» Collected material:

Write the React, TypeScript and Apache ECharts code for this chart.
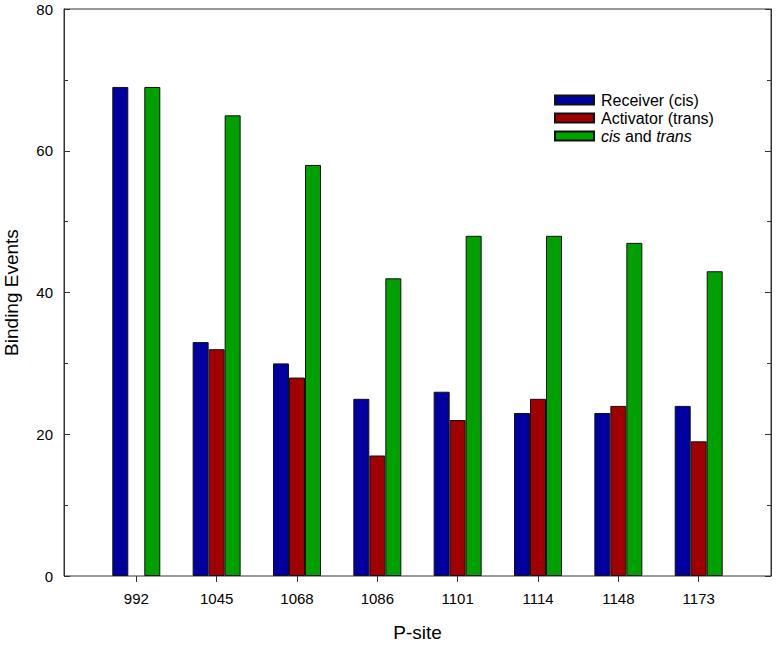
import React, { useEffect, useRef } from "react";
import * as echarts from "echarts";

const categories = ["992", "1045", "1068", "1086", "1101", "1114", "1148", "1173"];
const receiverCis: (number | null)[] = [69, 33, 30, 25, 26, 23, 23, 24];
const activatorTrans: (number | null)[] = [null, 32, 28, 17, 22, 25, 24, 19];
const cisAndTrans: (number | null)[] = [69, 65, 58, 42, 48, 48, 47, 43];
const yTicks = [0, 20, 40, 60, 80];

const toPoints = (arr: (number | null)[]) =>
  arr
    .map((v, i) => (v === null ? null : [i + 1, v]))
    .filter((p) => p !== null) as number[][];

const FONT = "'Liberation Sans', Arial, sans-serif";

export default function App() {
  const ref = useRef<HTMLDivElement>(null);
  useEffect(() => {
    if (!ref.current) return;
    const chart = echarts.init(ref.current, undefined, { renderer: "svg" });
    const positions = categories.map((_, i) => i + 1);
    const common = {
      type: "bar",
      barWidth: 16,
      barGap: "0%",
    };
    chart.setOption({
      animation: false,
      backgroundColor: "#ffffff",
      textStyle: { fontFamily: FONT },
      grid: {
        left: 64,
        right: 5,
        top: 9,
        bottom: 69,
        outerBoundsMode: "none",
        containLabel: false,
        show: true,
        borderColor: "#333333",
        borderWidth: 1,
        backgroundColor: "transparent",
      },
      legend: {
        orient: "vertical",
        left: 554,
        top: 92,
        padding: 0,
        itemWidth: 39,
        itemHeight: 9,
        itemGap: 2,
        icon: "rect",
        textStyle: {
          fontFamily: FONT,
          fontSize: 16,
          color: "#000",
          padding: [0, 0, 0, 2],
          rich: {
            i: { fontStyle: "italic", fontSize: 16, fontFamily: FONT, color: "#000" },
            n: { fontSize: 16, fontFamily: FONT, color: "#000" },
          },
        },
        formatter: (name: string) =>
          name === "cis and trans" ? "{i|cis}{n| and }{i|trans}" : name,
      },
      xAxis: {
        type: "value",
        min: 0.1,
        max: 8.9,
        name: "P-site",
        nameLocation: "middle",
        nameGap: 47,
        nameTextStyle: { fontSize: 19, color: "#000", fontFamily: FONT },
        splitLine: { show: false },
        axisLine: { show: false },
        axisTick: {
          show: true,
          inside: false,
          length: 6,
          customValues: positions,
          lineStyle: { color: "#333" },
        },
        axisLabel: {
          customValues: positions,
          margin: 15,
          fontSize: 15,
          color: "#000",
          fontFamily: FONT,
          formatter: (v: number) => categories[Math.round(v) - 1] ?? "",
        },
      },
      yAxis: [
        {
          type: "value",
          min: 0,
          max: 80,
          interval: 20,
          name: "Binding Events",
          nameLocation: "middle",
          nameGap: 43,
          nameTextStyle: { fontSize: 19, color: "#000", fontFamily: FONT },
          splitLine: { show: false },
          axisLine: { show: true, lineStyle: { color: "#333" } },
          axisTick: { show: true, inside: true, length: 6, lineStyle: { color: "#333" } },
          minorTick: { show: true, splitNumber: 2, length: 4, lineStyle: { color: "#333" } },
          axisLabel: {
            margin: 11,
            fontSize: 15,
            color: "#000",
            fontFamily: FONT,
            formatter: (v: number) => (yTicks.includes(v) ? String(v) : ""),
          },
        },
        {
          type: "value",
          position: "right",
          min: 0,
          max: 80,
          interval: 20,
          splitLine: { show: false },
          axisLine: { show: true, lineStyle: { color: "#333" } },
          axisTick: { show: true, inside: true, length: 6, lineStyle: { color: "#333" } },
          minorTick: { show: true, splitNumber: 2, length: 4, lineStyle: { color: "#333" } },
          axisLabel: { show: false },
        },
      ],
      series: [
        {
          ...common,
          name: "Receiver (cis)",
          data: toPoints(receiverCis),
          itemStyle: { color: "#0000a0", borderColor: "#111", borderWidth: 1 },
        },
        {
          ...common,
          name: "Activator (trans)",
          data: toPoints(activatorTrans),
          itemStyle: { color: "#a00000", borderColor: "#111", borderWidth: 1 },
        },
        {
          ...common,
          name: "cis and trans",
          data: toPoints(cisAndTrans),
          itemStyle: { color: "#00a000", borderColor: "#111", borderWidth: 1 },
        },
      ],
    });
    return () => chart.dispose();
  }, []);
  return <div ref={ref} style={{ width: 776, height: 645, position: "fixed", left: 0, top: 0 }} />;
}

» Requirement: Extract, word for word, each line from the top of the data down to and including the line with "import * as"; skip the pictures.

» Result for this task:
Write the React, TypeScript and Apache ECharts code for this chart.
import React, { useEffect, useRef } from "react";
import * as echarts from "echarts";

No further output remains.